PROBLEM TO WORK ON: Only the lines from the one containing "Recreate this image" through the one containing "import matplotlib.pyplot as plt" belong in the answer; copy them exactly and leave out pictures.

[Charts and diagrams as code]
* * *

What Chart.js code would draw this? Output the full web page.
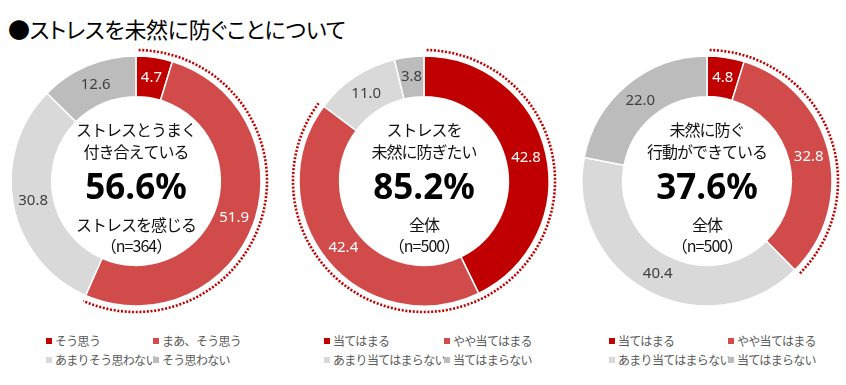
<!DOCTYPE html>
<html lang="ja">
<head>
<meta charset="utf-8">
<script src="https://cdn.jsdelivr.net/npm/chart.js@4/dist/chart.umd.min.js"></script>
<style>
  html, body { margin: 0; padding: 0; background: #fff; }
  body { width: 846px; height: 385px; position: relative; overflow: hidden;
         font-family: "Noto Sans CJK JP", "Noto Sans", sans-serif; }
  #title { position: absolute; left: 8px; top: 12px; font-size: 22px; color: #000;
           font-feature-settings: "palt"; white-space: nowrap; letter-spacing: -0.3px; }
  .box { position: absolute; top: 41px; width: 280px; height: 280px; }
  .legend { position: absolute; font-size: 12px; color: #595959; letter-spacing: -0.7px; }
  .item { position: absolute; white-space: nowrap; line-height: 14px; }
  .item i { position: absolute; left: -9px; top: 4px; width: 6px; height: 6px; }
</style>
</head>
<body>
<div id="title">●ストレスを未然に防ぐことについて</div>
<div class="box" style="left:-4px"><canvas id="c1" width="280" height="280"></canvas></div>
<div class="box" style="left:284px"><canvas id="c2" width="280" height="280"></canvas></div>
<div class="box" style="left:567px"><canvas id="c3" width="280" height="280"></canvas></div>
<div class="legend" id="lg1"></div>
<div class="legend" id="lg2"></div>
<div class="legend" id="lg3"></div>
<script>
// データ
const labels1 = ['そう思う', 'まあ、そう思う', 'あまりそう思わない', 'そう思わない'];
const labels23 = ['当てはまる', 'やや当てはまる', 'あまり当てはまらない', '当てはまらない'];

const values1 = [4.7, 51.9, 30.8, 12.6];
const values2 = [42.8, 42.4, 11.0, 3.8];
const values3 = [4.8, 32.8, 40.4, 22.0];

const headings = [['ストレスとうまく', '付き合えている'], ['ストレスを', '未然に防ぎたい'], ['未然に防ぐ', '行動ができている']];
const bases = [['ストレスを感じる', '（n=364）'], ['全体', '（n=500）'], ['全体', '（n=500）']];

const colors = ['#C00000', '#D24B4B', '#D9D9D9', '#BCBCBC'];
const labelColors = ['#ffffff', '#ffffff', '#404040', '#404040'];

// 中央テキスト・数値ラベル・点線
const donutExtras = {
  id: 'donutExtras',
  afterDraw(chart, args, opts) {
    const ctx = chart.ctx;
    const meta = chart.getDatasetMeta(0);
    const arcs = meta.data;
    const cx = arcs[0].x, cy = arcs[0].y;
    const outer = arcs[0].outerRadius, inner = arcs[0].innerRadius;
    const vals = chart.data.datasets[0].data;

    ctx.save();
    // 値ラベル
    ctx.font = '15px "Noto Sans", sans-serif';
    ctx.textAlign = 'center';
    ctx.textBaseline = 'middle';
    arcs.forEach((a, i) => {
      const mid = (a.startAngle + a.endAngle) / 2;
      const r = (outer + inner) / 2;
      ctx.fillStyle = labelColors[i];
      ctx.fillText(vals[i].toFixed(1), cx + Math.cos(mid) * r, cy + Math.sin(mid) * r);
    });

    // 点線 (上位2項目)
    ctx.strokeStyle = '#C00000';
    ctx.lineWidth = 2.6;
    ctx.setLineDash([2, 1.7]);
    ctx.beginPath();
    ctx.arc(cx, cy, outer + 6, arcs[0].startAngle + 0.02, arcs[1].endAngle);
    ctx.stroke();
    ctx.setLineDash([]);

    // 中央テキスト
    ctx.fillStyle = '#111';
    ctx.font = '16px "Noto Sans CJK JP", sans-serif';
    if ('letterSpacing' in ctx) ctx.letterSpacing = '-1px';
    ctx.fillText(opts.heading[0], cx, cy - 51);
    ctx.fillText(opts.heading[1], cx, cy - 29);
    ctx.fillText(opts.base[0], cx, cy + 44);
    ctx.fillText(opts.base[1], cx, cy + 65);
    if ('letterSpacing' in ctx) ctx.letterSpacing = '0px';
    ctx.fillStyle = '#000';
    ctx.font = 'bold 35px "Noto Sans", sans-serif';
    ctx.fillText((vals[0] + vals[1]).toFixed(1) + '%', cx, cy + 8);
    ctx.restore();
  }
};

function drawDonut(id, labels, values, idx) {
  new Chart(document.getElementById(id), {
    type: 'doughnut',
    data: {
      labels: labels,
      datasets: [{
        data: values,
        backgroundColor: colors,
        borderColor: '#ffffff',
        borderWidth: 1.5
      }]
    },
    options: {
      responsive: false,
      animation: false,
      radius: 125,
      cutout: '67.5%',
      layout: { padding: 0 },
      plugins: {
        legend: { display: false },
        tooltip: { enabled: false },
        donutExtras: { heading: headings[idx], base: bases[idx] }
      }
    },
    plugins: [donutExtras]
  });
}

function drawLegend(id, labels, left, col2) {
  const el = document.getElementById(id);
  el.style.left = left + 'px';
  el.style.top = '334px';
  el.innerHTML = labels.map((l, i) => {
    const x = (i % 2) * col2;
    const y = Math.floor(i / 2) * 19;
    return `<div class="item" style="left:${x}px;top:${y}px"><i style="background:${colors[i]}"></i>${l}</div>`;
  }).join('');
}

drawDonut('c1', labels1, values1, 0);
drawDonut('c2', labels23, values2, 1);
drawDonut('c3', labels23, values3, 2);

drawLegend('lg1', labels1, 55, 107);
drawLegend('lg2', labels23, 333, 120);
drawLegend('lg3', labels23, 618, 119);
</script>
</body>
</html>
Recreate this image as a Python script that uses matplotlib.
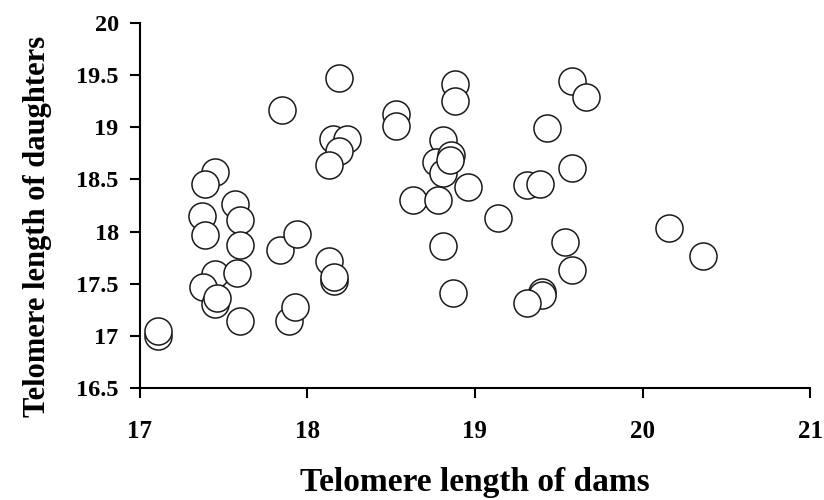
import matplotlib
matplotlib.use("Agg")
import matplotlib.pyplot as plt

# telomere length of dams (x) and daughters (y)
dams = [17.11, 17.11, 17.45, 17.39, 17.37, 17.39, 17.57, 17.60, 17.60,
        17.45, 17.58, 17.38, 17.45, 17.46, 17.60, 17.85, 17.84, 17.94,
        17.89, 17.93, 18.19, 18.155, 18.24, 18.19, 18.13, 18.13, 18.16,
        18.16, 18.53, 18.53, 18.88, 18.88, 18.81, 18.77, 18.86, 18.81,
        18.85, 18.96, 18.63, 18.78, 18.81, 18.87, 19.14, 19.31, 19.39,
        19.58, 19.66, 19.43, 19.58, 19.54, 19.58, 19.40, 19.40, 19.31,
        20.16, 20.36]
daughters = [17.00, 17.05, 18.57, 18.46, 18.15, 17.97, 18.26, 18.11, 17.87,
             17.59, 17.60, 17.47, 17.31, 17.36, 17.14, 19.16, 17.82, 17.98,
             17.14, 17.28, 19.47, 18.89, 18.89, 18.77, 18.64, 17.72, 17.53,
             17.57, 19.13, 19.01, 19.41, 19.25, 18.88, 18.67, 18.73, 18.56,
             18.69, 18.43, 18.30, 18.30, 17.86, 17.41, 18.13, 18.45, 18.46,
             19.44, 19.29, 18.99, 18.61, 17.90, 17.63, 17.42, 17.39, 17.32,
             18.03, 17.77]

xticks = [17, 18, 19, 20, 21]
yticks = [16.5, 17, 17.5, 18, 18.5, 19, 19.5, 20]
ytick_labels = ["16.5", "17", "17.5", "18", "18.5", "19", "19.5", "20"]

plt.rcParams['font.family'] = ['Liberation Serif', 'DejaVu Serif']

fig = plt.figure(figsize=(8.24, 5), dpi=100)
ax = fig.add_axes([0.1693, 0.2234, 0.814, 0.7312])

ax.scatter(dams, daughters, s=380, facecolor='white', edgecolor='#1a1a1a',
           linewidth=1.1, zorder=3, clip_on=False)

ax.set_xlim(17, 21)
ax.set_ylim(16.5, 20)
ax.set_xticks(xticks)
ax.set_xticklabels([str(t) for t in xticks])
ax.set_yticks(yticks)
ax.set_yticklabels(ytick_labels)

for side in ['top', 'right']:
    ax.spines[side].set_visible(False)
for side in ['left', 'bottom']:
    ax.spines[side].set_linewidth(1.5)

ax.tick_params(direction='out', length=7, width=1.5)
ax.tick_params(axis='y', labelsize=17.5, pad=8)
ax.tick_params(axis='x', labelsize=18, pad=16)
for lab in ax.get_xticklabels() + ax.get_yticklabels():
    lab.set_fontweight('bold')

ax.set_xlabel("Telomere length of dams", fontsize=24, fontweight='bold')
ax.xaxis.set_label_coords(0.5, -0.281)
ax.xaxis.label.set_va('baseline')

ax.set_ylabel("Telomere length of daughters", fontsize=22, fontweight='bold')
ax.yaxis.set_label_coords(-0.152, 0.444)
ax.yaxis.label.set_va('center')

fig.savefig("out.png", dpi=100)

* * *

ANSWER TO THIS EXERCISE:
Recreate this image as a Python script that uses matplotlib.
import matplotlib
matplotlib.use("Agg")
import matplotlib.pyplot as plt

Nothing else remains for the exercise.